Accuracy • Independence • Integrity

October 24, 2016   |   Ithaca, NY


Sport media professor presents research paper in Qatar

From Sept. 22–25, Heather Dichter, assistant professor in the Department of Sport Management and Media, traveled to Doha, Qatar, for an academic conference for the International Society for the History of Physical Education and Sport to present a research paper on the history of bribing in the Olympics and the International Olympic Committee.

In 2022, Qatar is poised to become the first Arab country to host the FIFA World Cup. However, the temperature — which can reach about 120 degrees Fahrenheit in the summer — as well as bribing allegations between Qatar and FIFA have led members of FIFA’s executive committee to re-evaluate their decision to allow Qatar to host.

Sports Editor Miles Surrey sat down with Dichter to discuss her research paper at the conference, the similarities between the Olympic and World Cup briberies and whether Qatar is an appropriate country to host a World Cup.

Miles Surrey: What were you presenting at the conference?

Heather Dichter: I was presenting a paper on an earlier history of Olympic bribery. We mostly think about bribery with the Salt Lake City bidding scandal, for the Salt Lake [Winter Olympic Games] in 2002. It broke in late 1999 that they had done lots of shady tactics to win the vote to host the Games.
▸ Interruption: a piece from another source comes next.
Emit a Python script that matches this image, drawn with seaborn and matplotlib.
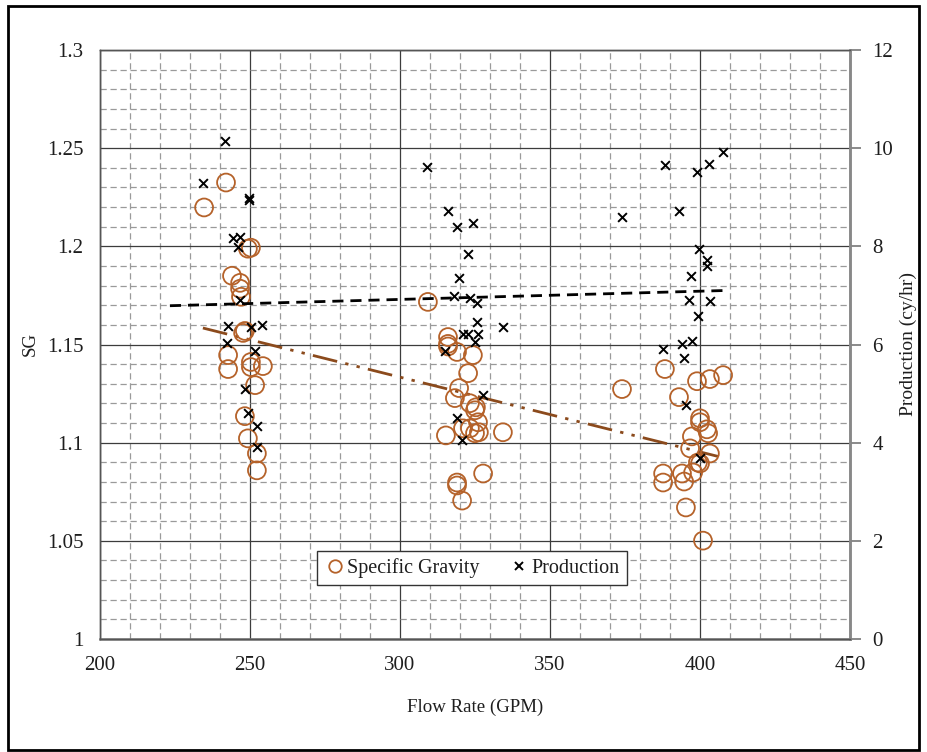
import numpy as np
import pandas as pd
import matplotlib
matplotlib.use("Agg")
import matplotlib.pyplot as plt
import seaborn as sns
from matplotlib.ticker import MultipleLocator
from matplotlib.lines import Line2D
from matplotlib.patches import Rectangle

# ---- data ----
sg_flow = [242.0, 234.7, 250.3, 249.3, 244.0, 246.7, 246.7, 247.0, 247.7, 248.3,
           242.7, 242.7, 250.3, 250.3, 254.3, 251.7, 248.3, 249.3, 252.3, 252.3,
           309.3, 316.0, 316.0, 316.0, 319.0, 324.3, 322.7, 319.7, 318.3, 323.3,
           325.3, 325.0, 326.0, 321.0, 323.3, 325.0, 326.3, 315.3, 334.3, 327.7,
           319.0, 319.0, 320.7,
           388.3, 374.0, 399.0, 403.3, 407.7, 393.0, 400.0, 400.0, 402.3, 402.7,
           397.3, 396.7, 403.3, 399.3, 400.0, 397.7, 387.7, 387.7, 394.0, 394.7,
           395.3, 401.0]
sg_vals = [1.2325, 1.2198, 1.1993, 1.1988, 1.1850, 1.1814, 1.1784, 1.1743, 1.1559, 1.1569,
           1.1446, 1.1375, 1.1411, 1.1385, 1.1390, 1.1293, 1.1135, 1.1022, 1.0945, 1.0859,
           1.1717, 1.1538, 1.1503, 1.1490, 1.1462, 1.1446, 1.1354, 1.1278, 1.1227, 1.1201,
           1.1180, 1.1165, 1.1104, 1.1073, 1.1073, 1.1048, 1.1053, 1.1037, 1.1053, 1.0843,
           1.0797, 1.0782, 1.0705,
           1.1375, 1.1273, 1.1313, 1.1324, 1.1344, 1.1232, 1.1124, 1.1104, 1.1068, 1.1048,
           1.1032, 1.0971, 1.0945, 1.0899, 1.0894, 1.0848, 1.0843, 1.0797, 1.0843, 1.0802,
           1.0670, 1.0501]

prod_flow = [234.3, 241.7, 249.7, 249.7, 244.3, 246.7, 246.0, 246.7, 242.7, 250.3,
             254.0, 242.3, 251.7, 248.3, 249.3, 252.3, 252.3,
             309.0, 316.0, 319.0, 324.3, 322.7, 319.7, 318.0, 323.3, 325.7, 325.7,
             334.3, 321.0, 322.7, 326.0, 325.0, 315.0, 327.7, 319.0, 320.7,
             388.3, 399.0, 403.0, 407.7, 374.0, 393.0, 399.7, 402.3, 402.3, 397.0,
             396.3, 403.3, 399.3, 387.7, 394.0, 397.3, 394.7, 395.3, 400.0]
prod_vals = [9.30, 10.14, 8.98, 8.94, 8.16, 8.18, 7.98, 6.91, 6.38, 6.36,
             6.40, 6.03, 5.87, 5.09, 4.60, 4.34, 3.91,
             9.61, 8.73, 8.40, 8.47, 7.85, 7.36, 6.99, 6.95, 6.85, 6.46,
             6.36, 6.22, 6.22, 6.22, 6.05, 5.87, 4.97, 4.50, 4.05,
             9.65, 9.51, 9.67, 9.92, 8.59, 8.71, 7.95, 7.73, 7.59, 7.40,
             6.91, 6.89, 6.58, 5.91, 6.01, 6.07, 5.73, 4.76, 3.68]

sg_trend_flow = [234.3, 406.0]
sg_trend_vals = [1.1584, 1.0930]
prod_trend_flow = [223.3, 408.3]
prod_trend_vals = [6.79, 7.10]

x_ticks = [200, 250, 300, 350, 400, 450]
sg_ticks = [1, 1.05, 1.1, 1.15, 1.2, 1.25, 1.3]
sg_tick_labels = ["1", "1.05", "1.1", "1.15", "1.2", "1.25", "1.3"]
prod_ticks = [0, 2, 4, 6, 8, 10, 12]

# ---- styling ----
sns.set_theme(style="white")
plt.rcParams["font.family"] = ["Liberation Serif", "DejaVu Serif"]

SG_COLOR = "#B5622A"
TREND_COLOR = "#8B4A1C"
TXT = "#1e1e1e"

fig = plt.figure(figsize=(9.27, 7.52), dpi=100)
ax = fig.add_axes([100 / 927, 1 - 639 / 752, 750 / 927, 589 / 752])
ax2 = ax.twinx()

df_sg = pd.DataFrame({"flow": sg_flow, "sg": sg_vals})
df_pr = pd.DataFrame({"flow": prod_flow, "prod": prod_vals})

# grid
ax.set_xlim(200, 450)
ax.set_ylim(1.0, 1.3)
ax.xaxis.set_major_locator(MultipleLocator(50))
ax.xaxis.set_minor_locator(MultipleLocator(10))
ax.yaxis.set_major_locator(MultipleLocator(0.05))
ax.yaxis.set_minor_locator(MultipleLocator(0.01))
ax.grid(which="minor", color="#9a9a9a", linestyle=(0, (5, 3)), linewidth=0.9)
ax.grid(which="major", color="#3c3c3c", linestyle="-", linewidth=0.9)
ax.set_axisbelow(True)

# trend lines
sns.lineplot(x=sg_trend_flow, y=sg_trend_vals, ax=ax, color=TREND_COLOR,
             linewidth=2.0, linestyle=(0, (9, 3, 1.2, 3, 1.2, 3)), zorder=3)
sns.lineplot(x=prod_trend_flow, y=prod_trend_vals, ax=ax2, color="black",
             linewidth=2.0, linestyle=(0, (4, 2.5)), zorder=3)

# scatter
sns.scatterplot(data=df_sg, x="flow", y="sg", ax=ax, marker="o", s=165,
                facecolors="none", edgecolor=SG_COLOR, linewidth=1.3, zorder=4)
sns.scatterplot(data=df_pr, x="flow", y="prod", ax=ax2, marker="x", s=40,
                color="black", linewidth=1.4, zorder=5)

ax2.set_ylim(0, 12)
ax2.set_yticks(prod_ticks)
ax2.grid(False)

ax.set_xticks(x_ticks)
ax.set_yticks(sg_ticks)
ax.set_yticklabels(sg_tick_labels)

ax.set_xlabel("Flow Rate (GPM)", fontsize=13.6, color=TXT, labelpad=17)
ax.set_ylabel("SG", fontsize=13.6, color=TXT, labelpad=6)
ax2.set_ylabel("Production (cy/hr)", fontsize=14, color=TXT, labelpad=5)

ax.tick_params(axis="x", which="both", length=0, labelsize=15, colors=TXT, pad=12)
ax.tick_params(axis="y", which="both", length=0, labelsize=15, colors=TXT, pad=12)
ax2.tick_params(axis="y", which="major", length=8, width=1.2, color="#777777",
                labelsize=15, labelcolor=TXT, pad=8, direction="out")

for a in (ax, ax2):
    for side in ("left", "bottom", "top"):
        a.spines[side].set_color("#555555")
        a.spines[side].set_linewidth(1.0)
    a.spines["right"].set_color("#888888")
    a.spines["right"].set_linewidth(1.8)
ax.spines["bottom"].set_color("#777777")
ax.spines["bottom"].set_linewidth(1.8)

# legend
handles = [
    Line2D([], [], marker="o", linestyle="none", markersize=9, markerfacecolor="none",
           markeredgecolor=SG_COLOR, markeredgewidth=1.3, label="Specific Gravity"),
    Line2D([], [], marker="x", linestyle="none", markersize=6, color="black",
           markeredgewidth=1.4, label="Production"),
]
leg = ax.legend(handles=handles, loc="center", bbox_to_anchor=(0.496, 0.12), ncol=2,
                fontsize=14.5, frameon=True, fancybox=False, framealpha=1,
                edgecolor="#333333", handletextpad=0.1, columnspacing=1.5,
                borderpad=0.35, handlelength=1.0)
leg.get_frame().set_linewidth(1.0)
leg.set_zorder(10)
for t in leg.get_texts():
    t.set_color(TXT)

# outer frame
fig.patches.append(Rectangle((8 / 927, 2 / 752), 911 / 927, 744 / 752, transform=fig.transFigure,
                             fill=False, edgecolor="black", linewidth=2.0))

fig.savefig("out.png", dpi=100)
In the course of my research for the bidding of the 1968 Olympics, I realized in the early ’60s that big committees were doing these same things, but being very open about it. It was being written in newspapers that they went and visited all these IOC members and were traveling to these big, elaborate presentations, right before the IOC would vote. It was kind of more of a thought paper, that as scholars, we should really rethink, how early did these issues of bribery really begin? How engrained are they in the Olympic movement?

MS: How did you conduct your research?

HD: In the course of my research with newspaper sources, as well as documents from the different organizing committees and government records, [bribery] was very clear … I noticed this as an idea and thought ‘Oh, this would be really great,’ as kind of a side paper because I didn’t have to seek out and do new research. But it was very clear that it showed up. A lot of my material was from the Lake Placid News, since Lake Placid was bidding for the Winter Games, but then there was a lot of material I found in Detroit’s newspapers and the bid committee documents that I saw during a research trip in Michigan earlier this summer.

MS: Do you see any correlations between the Olympic and World Cup bribery history?

HD: Absolutely. You have a lot of the same individuals who are pulling double duty. [FIFA President] Sepp Blatter is a member of the IOC as a representative of the international federations that [FIFA] have … You have a lot of people that are doing double duty in a way, or somebody who is an IOC member who is also part of FIFA or has been involved with them.  All of those leaders in international sport really are connected and interconnected.

MS: Is this a trend that can branch out to smaller international sporting organizations?

HD: The focus is on FIFA, because it’s the one that makes the most money. It is the event that people watch. The men’s World Cup is the single biggest single-sport event. The Olympics are a multi-sport event, but the whole world watches the men’s FIFA World Cup. And they have the money. You’re going to see a lot less potential for bribery with international federations that aren’t really bringing in the television contracts or don’t have the same level of sponsorship revenue and don’t have the participation levels.

MS: Do you believe Qatar is a country that can be ready to host a World Cup?

HD: Yes. They have so much money that they’re willing to put into sport, and they can build facilities and organize a World Cup. I don’t doubt that from an organizational standpoint. But from a logistical standpoint, it makes it hard to understand how they’re really going to get people moving from one place to another. Dealing with the heat, not just for the players, but really from a spectator standpoint … they air condition things so heavily, but you can’t really do that for a stadium for 40,000 people in the venue. I have a hard time seeing how it will really happen, once you get all of the people there.